A detailed account of data sources and collection methods
This page documents the complete data collection process for each visualisation in the project, including sources, technical challenges, and workarounds employed.
GCSE and A-level results by institution type (state-funded vs. independent schools) were obtained from Ofqual's official analytics dashboards, covering academic years 2019–2025.
University progression data by institution type was accessed through the Department for Education's statistical service, showing progression rates to high-tariff institutions.
Historical fee data for the Clarendon Schools was compiled from multiple sources. Initial data (1929–2018) came from a Strathclyde University dataset, which I filtered to include only the nine Clarendon Schools.

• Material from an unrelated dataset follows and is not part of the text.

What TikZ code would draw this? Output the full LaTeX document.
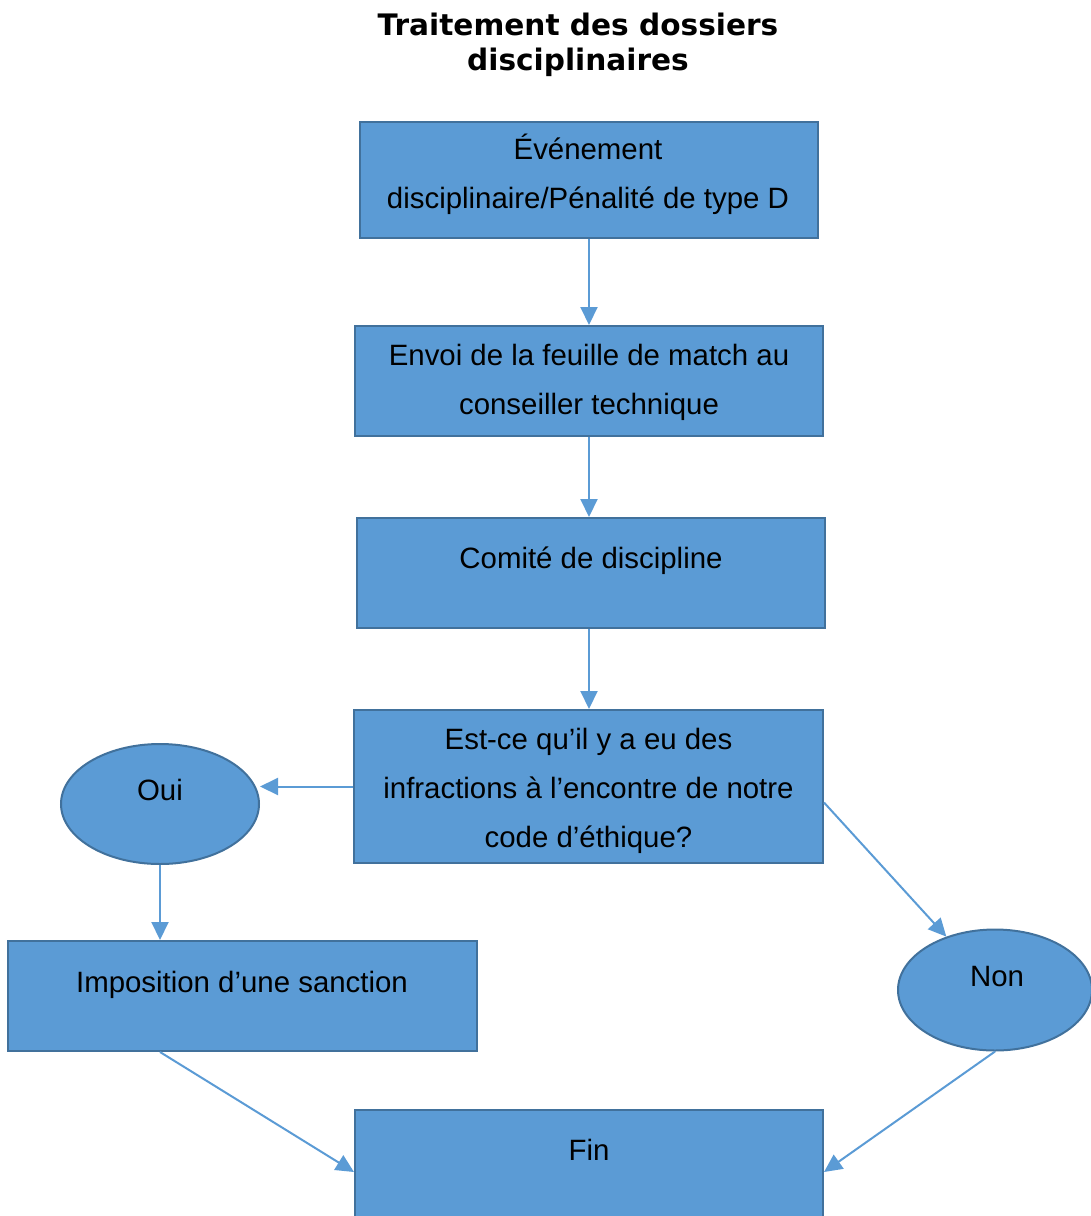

Dataset covers years: 1929, 1930, 1940, 1950, 1960, 1970, 1980, 1990, 2000, 2010, 2018
All historical fees were adjusted for inflation using Bank of England historical multipliers to convert values to 2025 prices.
Bursary statistics required manual collection from individual school sources. I first checked school websites for published statistics; where unavailable, I searched annual reports and charity commission filings. Annual fee income data came from respective Charity Commission records.
Individual School Sources:
Independent school locations across England were obtained from the Department for Education's Get Information About Schools (GIAS) service, which provides comprehensive establishment data including coordinates and institutional characteristics.
To visualise the relationship between independent school clustering and area deprivation in London, I needed deprivation scores at LSOA (Lower Layer Super Output Area) level alongside corresponding geographic boundaries.
To examine the relationship between independent school density and state school performance, I needed GCSE attainment data at London borough level.
To control for socioeconomic confounders in the correlation analysis, I collected borough-level data on household income, educational qualifications, house prices, and deprivation indices from multiple London datasets.
Index of Multiple Deprivation scores were sourced from the same London Datastore dataset used for the deprivation heat map.